Так оно и было, и на «квадратных славянофилов», на консерваторов, на православных, на церковных, на тех, у кого «бороды лопатой», он был разгневан особенно. «А, так вот откуда мое несчастие, вот от каких благочестивцев, старающихся о возрождении Руси, о сиянии православия, – и благовествующих, что настало, с ними и с их “церковной школой на Руси”, благодатное царство на земле. Эта догадка через несколько лет дала мне (в 1897 г.) толчок повернуть все “к язычеству”. “Лучше танцующая Дункан, чем ваши мякинные и со вшами бороды лопатой”. Больше в Дункан правды, больше ясности, стократно больше доброты: потому что с ней – природа (язычество).

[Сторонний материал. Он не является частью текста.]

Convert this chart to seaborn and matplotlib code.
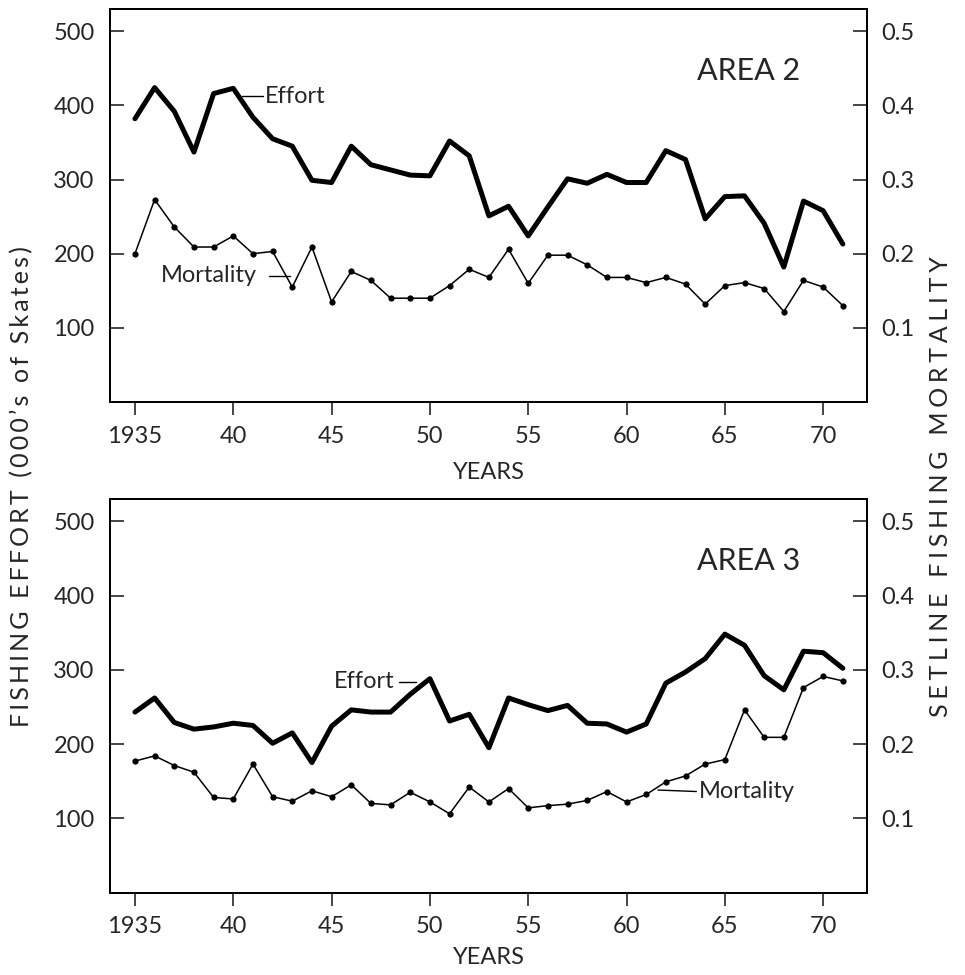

А вы – всего только мертвецы с нашитыми по позументу крестиками (орнаментация одежд)».

Дункан, впрочем, появится в столице лишь в 1912 году, когда и Розанов станет совсем иным и много всякого разного про церковь понапишет. А на тот момент он был еще стойкий консерватор, не уклонившийся покуда ни в ереси, ни в соблазны, – и ему не могут пойти навстречу, сделать для него исключение и изменить закон, чтобы не человек был для субботы, но суббота для человека, когда и вола, упавшего в яму, вытащить не грех?